In 2011 the play-off's weren't run, although they returned a year later in 2012 with Scunthorpe Scorpions victorious over the Somerset Rebels.

====Winners====

| Season | Winners | Runners-up | Promotion/relegation battle |
|---|---|---|---|
| 2006 | Kings Lynn Stars | Sheffield Tigers | n/a |
| 2007 | Rye House Rockets | Sheffield Tigers | n/a |
| 2008 | Edinburgh Monarchs | Kings Lynn Stars | Lost to Wolverhampton Wolves |
| 2009 | Edinburgh Monarchs | Kings Lynn Stars | Lost to Belle Vue Aces |
| 2010 | Newcastle Diamonds | Sheffield Tigers | Lost to Ipswich Witches |
| 2012 | Scunthorpe Scorpions | Somerset Rebels | n/a |
| 2013 | Somerset Rebels | Edinburgh Monarchs | n/a |
| 2014 | Edinburgh Monarchs | Somerset Rebels | n/a |
| 2015 | Edinburgh Monarchs | Glasgow Tigers | n/a |
| 2016 | Somerset Rebels | Sheffield Tigers | n/a |

===Premier League Knockout Cup===

The Premier League KOC was founded in 1968 under the name British League Division Two KOC, however since the Premier League was formed as the 2nd tier of British Speedway in 1997, it has come to be known as the Premier League KOC. The Competition usually runs throughout the premier league season and the final usually takes place in October.

===Premier Trophy===

The Premier Trophy was first contested in 1999. The Competition is usually run before the Premier League starts in April and May. The finals are usually contested in June/July. The competition was dropped from the 2011 calendar due to the expansion of the Premier League fixtures.

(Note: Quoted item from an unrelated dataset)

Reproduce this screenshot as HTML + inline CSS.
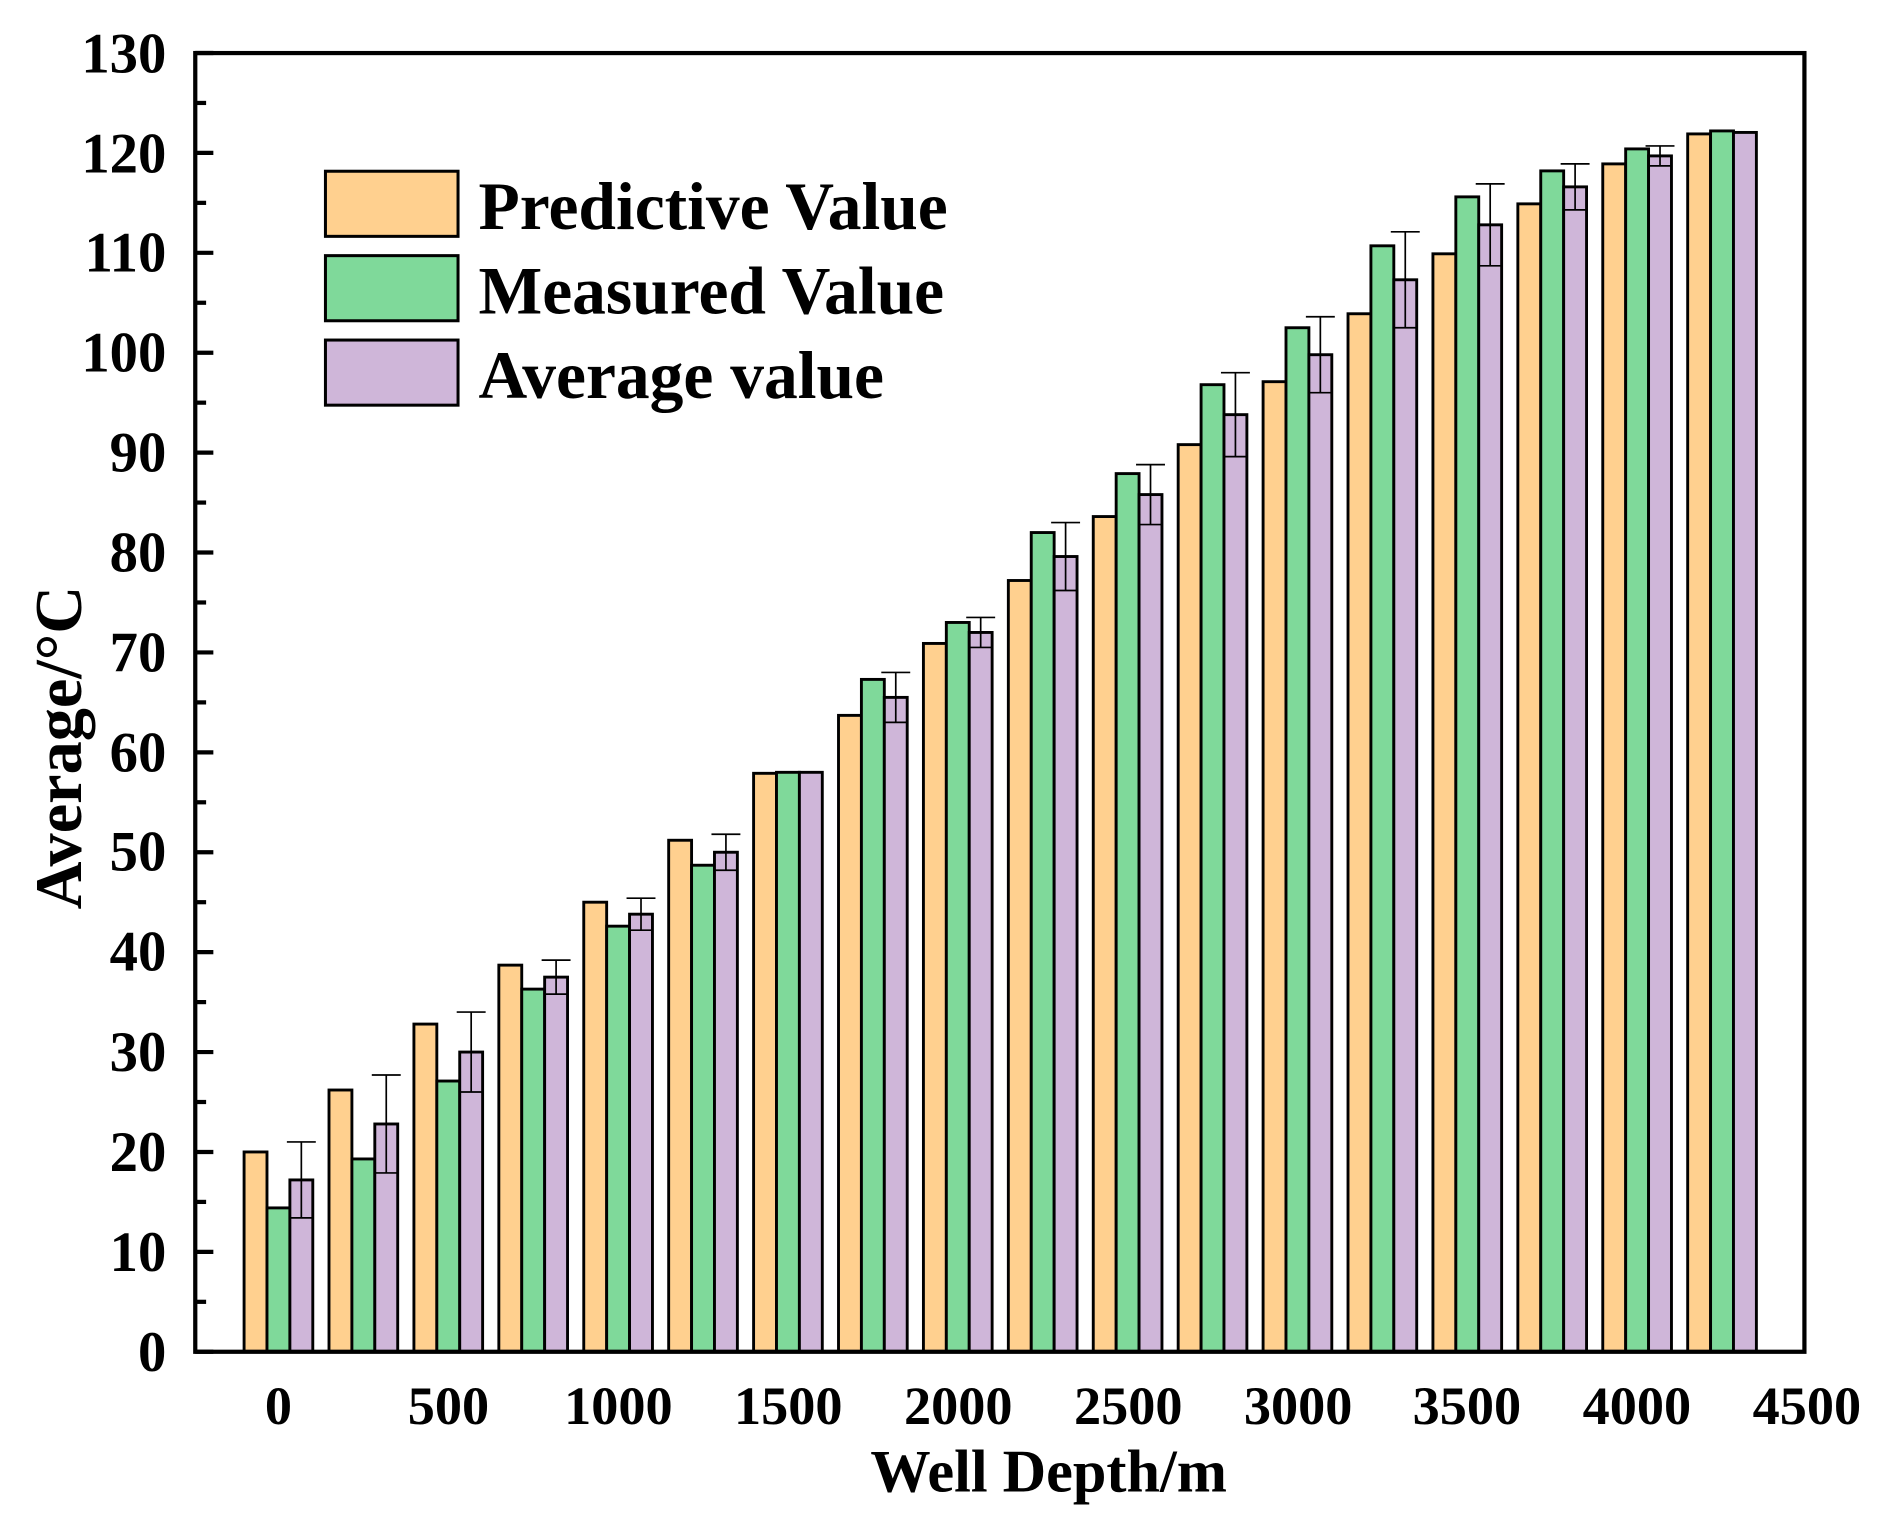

===Premier League pairs===

The Premier League Pairs was first contested in 1975. It was first run as the Premier League pairs when the 2nd tier was renamed the Premier League. The competition is usually run the night before the British GP. The current location for the contest is at the Oak Tree Arena, the home of the Somerset Rebels.